Plotting code records:
%%

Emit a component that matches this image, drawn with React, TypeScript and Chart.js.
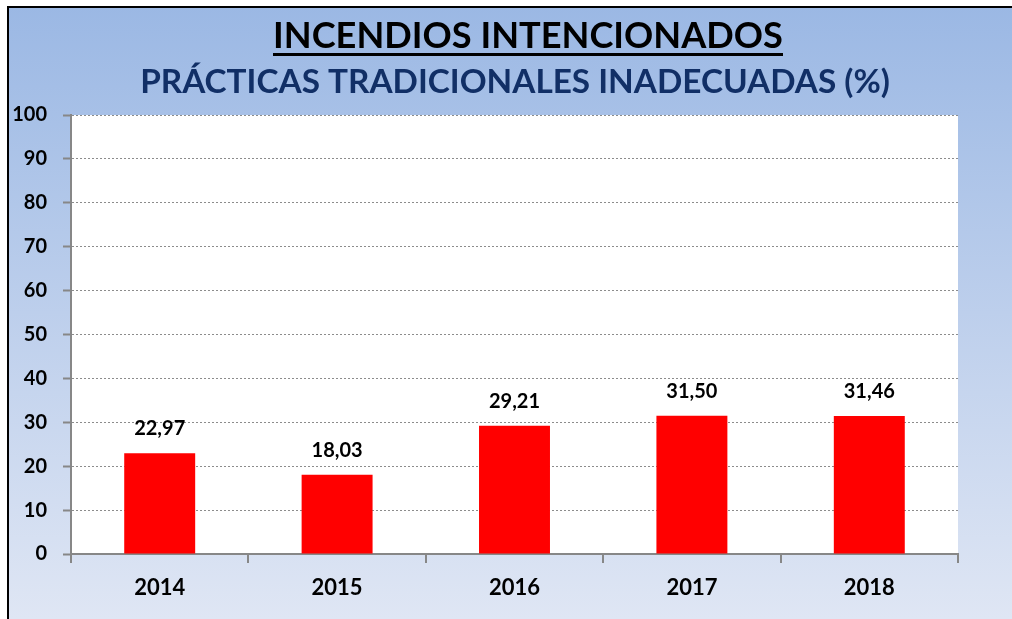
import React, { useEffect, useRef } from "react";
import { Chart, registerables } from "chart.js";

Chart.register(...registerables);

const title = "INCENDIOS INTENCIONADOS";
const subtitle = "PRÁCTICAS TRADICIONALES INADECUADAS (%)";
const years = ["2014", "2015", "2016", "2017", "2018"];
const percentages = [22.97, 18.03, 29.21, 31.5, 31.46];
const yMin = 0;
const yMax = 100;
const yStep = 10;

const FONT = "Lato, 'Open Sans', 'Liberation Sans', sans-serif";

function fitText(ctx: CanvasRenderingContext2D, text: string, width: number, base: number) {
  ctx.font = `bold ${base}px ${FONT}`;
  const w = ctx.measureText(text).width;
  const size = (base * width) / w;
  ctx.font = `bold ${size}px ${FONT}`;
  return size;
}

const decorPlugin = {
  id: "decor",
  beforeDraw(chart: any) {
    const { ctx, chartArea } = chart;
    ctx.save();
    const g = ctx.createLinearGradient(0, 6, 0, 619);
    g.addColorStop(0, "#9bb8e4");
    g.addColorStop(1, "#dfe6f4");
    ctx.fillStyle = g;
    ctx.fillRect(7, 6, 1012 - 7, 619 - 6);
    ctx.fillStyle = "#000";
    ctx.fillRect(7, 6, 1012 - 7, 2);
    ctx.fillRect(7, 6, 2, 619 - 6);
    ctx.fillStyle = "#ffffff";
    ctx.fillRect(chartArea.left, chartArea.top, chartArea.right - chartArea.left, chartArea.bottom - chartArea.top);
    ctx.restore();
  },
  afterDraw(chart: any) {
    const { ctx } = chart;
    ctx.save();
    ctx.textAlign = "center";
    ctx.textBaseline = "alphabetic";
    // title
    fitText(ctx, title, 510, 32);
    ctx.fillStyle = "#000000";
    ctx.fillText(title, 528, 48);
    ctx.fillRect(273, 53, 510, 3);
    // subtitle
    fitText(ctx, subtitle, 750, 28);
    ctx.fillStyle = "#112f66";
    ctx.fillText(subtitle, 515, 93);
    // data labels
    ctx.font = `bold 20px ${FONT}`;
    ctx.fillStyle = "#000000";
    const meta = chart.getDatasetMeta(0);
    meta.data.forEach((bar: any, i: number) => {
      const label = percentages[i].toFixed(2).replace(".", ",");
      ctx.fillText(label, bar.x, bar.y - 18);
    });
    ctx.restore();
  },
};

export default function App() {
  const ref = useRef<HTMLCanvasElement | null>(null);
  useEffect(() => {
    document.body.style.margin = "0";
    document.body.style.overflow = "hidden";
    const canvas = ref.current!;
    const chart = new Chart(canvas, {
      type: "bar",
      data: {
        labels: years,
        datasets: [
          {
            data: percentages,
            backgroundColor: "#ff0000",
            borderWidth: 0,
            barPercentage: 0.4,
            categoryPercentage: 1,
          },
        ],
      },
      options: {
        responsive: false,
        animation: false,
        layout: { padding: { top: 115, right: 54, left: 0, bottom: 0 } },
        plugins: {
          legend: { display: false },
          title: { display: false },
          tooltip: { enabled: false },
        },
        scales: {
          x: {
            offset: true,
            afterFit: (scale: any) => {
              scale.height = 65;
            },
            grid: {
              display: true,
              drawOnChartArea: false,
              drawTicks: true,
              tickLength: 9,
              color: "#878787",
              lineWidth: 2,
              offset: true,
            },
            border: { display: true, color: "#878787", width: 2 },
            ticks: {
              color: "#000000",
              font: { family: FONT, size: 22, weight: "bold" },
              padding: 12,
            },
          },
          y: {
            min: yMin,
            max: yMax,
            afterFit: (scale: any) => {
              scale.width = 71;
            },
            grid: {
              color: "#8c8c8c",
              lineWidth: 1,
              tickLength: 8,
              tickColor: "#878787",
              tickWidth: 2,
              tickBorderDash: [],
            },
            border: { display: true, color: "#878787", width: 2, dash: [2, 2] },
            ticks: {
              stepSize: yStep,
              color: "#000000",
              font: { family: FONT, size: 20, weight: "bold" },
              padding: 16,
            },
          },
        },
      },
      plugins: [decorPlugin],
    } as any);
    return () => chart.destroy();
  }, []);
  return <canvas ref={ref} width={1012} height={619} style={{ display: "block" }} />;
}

%%
%%

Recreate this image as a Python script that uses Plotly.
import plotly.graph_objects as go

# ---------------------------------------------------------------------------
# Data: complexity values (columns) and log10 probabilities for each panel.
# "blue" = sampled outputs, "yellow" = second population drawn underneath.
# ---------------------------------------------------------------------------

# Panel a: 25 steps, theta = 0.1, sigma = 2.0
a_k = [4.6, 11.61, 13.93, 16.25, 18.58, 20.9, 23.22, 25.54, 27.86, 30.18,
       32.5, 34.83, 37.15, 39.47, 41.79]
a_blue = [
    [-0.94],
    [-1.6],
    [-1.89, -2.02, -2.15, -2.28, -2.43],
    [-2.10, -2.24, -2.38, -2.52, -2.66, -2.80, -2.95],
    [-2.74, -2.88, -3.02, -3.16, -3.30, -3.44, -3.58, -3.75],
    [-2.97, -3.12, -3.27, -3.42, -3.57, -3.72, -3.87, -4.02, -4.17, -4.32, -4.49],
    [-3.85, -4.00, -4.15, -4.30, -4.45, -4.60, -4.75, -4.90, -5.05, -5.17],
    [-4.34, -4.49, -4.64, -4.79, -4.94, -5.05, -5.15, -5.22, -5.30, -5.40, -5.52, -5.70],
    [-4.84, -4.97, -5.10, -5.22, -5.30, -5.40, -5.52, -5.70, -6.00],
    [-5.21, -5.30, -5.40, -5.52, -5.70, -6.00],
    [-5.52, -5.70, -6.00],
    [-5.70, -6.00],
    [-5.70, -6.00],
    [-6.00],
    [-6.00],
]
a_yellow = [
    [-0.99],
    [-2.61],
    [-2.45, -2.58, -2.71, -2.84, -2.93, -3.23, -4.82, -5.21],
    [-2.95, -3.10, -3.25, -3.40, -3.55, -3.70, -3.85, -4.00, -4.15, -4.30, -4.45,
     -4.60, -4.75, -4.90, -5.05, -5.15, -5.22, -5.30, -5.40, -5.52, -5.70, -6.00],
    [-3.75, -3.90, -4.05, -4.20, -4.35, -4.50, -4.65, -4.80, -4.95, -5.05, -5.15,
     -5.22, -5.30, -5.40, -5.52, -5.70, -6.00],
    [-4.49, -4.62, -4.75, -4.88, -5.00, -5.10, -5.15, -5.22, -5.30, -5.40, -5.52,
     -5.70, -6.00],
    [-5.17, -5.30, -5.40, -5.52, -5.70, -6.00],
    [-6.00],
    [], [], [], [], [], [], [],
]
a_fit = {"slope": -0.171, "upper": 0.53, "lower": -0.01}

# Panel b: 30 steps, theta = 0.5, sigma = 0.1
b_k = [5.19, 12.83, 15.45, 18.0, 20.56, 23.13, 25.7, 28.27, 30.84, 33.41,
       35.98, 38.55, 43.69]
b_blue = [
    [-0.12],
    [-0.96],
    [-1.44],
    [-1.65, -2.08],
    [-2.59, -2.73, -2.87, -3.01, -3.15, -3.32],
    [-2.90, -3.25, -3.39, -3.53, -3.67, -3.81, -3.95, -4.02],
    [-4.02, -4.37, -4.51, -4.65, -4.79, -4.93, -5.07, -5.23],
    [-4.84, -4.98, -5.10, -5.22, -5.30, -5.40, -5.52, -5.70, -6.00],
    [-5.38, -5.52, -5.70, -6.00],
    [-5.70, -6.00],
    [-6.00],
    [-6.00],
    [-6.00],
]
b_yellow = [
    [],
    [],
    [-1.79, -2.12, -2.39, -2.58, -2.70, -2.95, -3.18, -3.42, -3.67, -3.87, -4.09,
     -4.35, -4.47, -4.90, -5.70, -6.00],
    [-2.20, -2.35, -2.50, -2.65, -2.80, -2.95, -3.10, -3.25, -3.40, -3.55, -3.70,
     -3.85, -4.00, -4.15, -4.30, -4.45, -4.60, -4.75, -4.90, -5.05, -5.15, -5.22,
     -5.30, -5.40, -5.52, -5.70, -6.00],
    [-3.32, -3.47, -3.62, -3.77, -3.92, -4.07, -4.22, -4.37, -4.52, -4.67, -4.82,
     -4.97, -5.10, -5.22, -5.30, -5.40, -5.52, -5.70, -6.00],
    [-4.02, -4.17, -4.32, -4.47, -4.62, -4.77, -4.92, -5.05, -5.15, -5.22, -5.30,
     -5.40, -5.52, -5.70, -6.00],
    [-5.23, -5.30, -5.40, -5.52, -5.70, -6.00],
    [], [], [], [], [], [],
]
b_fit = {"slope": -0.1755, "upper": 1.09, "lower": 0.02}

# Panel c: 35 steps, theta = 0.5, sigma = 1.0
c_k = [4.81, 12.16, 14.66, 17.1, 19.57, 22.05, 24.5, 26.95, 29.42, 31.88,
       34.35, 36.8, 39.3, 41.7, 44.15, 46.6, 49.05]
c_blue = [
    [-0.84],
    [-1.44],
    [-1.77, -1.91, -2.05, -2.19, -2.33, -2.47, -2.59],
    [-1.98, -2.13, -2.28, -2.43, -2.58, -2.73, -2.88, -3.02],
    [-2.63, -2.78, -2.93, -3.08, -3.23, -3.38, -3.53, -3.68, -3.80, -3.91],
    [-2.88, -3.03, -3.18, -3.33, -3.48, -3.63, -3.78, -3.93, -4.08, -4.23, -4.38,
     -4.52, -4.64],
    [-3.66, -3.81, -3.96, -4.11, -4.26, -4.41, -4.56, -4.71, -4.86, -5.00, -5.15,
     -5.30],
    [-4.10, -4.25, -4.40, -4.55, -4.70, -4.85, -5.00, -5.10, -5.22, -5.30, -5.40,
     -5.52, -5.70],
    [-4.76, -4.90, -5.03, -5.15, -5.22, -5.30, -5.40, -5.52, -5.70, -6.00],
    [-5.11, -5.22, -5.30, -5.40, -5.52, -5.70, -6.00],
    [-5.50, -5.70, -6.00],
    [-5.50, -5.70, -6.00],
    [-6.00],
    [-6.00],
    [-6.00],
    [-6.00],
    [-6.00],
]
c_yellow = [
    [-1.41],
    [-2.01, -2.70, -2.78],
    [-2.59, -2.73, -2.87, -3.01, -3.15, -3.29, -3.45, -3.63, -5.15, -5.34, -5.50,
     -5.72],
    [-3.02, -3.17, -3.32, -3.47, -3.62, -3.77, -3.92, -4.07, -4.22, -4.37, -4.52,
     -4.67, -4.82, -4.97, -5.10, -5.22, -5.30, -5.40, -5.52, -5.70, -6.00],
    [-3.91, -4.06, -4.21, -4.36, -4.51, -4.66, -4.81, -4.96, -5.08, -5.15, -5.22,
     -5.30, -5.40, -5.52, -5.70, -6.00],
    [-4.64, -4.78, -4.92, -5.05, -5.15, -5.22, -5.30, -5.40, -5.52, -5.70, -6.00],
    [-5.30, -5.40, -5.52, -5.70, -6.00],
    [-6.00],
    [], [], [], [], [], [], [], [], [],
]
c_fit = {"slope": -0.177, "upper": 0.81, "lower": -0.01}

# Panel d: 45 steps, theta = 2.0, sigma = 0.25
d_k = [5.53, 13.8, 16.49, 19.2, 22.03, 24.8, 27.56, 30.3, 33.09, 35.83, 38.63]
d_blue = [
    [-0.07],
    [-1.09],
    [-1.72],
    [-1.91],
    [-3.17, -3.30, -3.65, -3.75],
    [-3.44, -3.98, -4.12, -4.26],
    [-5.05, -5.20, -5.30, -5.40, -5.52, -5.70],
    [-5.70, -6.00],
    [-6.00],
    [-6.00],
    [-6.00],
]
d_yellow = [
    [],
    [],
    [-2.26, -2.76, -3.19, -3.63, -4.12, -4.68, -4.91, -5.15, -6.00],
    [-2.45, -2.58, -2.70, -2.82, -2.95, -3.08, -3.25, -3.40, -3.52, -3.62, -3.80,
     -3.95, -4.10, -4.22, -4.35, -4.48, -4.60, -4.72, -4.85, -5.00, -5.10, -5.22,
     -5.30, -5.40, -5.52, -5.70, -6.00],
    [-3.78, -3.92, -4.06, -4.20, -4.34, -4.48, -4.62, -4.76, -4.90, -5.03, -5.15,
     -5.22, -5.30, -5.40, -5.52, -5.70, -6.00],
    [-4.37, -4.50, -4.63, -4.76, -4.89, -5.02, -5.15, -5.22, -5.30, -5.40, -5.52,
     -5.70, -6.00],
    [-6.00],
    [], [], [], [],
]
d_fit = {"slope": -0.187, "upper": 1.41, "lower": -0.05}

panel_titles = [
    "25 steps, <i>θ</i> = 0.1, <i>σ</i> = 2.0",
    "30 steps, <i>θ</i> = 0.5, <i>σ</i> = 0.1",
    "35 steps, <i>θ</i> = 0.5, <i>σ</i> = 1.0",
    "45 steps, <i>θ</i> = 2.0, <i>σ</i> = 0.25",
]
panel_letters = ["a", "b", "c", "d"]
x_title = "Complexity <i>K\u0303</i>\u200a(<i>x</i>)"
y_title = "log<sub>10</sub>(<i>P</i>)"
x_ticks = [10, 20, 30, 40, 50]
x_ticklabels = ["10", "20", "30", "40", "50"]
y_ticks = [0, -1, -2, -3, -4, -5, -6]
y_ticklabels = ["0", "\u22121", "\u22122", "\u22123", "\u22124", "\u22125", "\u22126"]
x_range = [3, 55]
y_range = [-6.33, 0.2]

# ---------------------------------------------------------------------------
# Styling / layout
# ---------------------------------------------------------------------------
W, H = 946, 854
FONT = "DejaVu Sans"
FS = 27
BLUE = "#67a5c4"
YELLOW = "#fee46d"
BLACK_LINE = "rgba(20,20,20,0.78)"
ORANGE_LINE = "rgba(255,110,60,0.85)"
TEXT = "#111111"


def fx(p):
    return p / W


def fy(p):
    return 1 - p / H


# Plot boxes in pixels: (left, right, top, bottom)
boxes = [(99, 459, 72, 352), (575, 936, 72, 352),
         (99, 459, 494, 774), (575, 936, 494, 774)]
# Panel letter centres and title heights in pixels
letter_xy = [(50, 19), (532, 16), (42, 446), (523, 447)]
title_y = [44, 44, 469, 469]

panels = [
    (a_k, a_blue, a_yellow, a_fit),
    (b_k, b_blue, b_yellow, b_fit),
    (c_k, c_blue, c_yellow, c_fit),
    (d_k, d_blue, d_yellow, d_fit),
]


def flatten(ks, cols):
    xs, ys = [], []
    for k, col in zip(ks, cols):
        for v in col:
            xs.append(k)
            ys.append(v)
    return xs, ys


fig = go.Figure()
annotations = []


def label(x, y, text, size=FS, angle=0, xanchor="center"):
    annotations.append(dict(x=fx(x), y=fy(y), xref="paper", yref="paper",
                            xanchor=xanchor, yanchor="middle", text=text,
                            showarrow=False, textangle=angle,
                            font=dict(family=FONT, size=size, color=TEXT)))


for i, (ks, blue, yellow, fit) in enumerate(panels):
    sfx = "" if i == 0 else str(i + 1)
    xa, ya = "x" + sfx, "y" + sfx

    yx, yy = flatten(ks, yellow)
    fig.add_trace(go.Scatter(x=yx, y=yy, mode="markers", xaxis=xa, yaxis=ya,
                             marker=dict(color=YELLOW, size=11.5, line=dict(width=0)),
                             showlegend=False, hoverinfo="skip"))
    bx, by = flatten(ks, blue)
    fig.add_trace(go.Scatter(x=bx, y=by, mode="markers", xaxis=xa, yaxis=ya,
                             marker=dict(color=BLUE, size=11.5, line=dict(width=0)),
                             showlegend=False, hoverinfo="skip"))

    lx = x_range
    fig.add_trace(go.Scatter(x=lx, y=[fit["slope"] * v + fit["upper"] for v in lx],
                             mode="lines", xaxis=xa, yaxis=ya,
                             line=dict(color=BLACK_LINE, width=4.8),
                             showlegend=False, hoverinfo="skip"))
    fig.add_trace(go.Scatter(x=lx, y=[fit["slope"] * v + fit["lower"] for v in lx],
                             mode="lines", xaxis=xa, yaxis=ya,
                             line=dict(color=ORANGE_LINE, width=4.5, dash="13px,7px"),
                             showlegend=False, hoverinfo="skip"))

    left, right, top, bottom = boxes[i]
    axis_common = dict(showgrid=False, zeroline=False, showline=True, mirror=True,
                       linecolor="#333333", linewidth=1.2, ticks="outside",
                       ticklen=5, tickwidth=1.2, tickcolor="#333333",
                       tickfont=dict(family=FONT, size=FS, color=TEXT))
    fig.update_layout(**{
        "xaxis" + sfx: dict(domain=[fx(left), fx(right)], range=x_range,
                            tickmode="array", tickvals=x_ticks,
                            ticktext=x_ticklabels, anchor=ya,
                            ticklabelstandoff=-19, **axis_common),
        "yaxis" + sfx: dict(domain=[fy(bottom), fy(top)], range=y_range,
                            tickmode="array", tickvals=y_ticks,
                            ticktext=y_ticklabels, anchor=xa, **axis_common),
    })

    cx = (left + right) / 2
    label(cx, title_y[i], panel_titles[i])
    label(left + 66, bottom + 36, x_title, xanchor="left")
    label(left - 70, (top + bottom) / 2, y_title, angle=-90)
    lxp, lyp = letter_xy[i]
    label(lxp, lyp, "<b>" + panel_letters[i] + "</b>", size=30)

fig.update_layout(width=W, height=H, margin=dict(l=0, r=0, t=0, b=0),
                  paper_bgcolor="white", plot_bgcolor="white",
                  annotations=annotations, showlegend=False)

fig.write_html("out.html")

%%

OBJECTIVE:
Exactly reproduce the lines from the line holding "Emit a component" through the line holding "Chart.register(...registerables);", and only those; pictures are to be left out.

THE RESPONSE:
Emit a component that matches this image, drawn with React, TypeScript and Chart.js.
import React, { useEffect, useRef } from "react";
import { Chart, registerables } from "chart.js";

Chart.register(...registerables);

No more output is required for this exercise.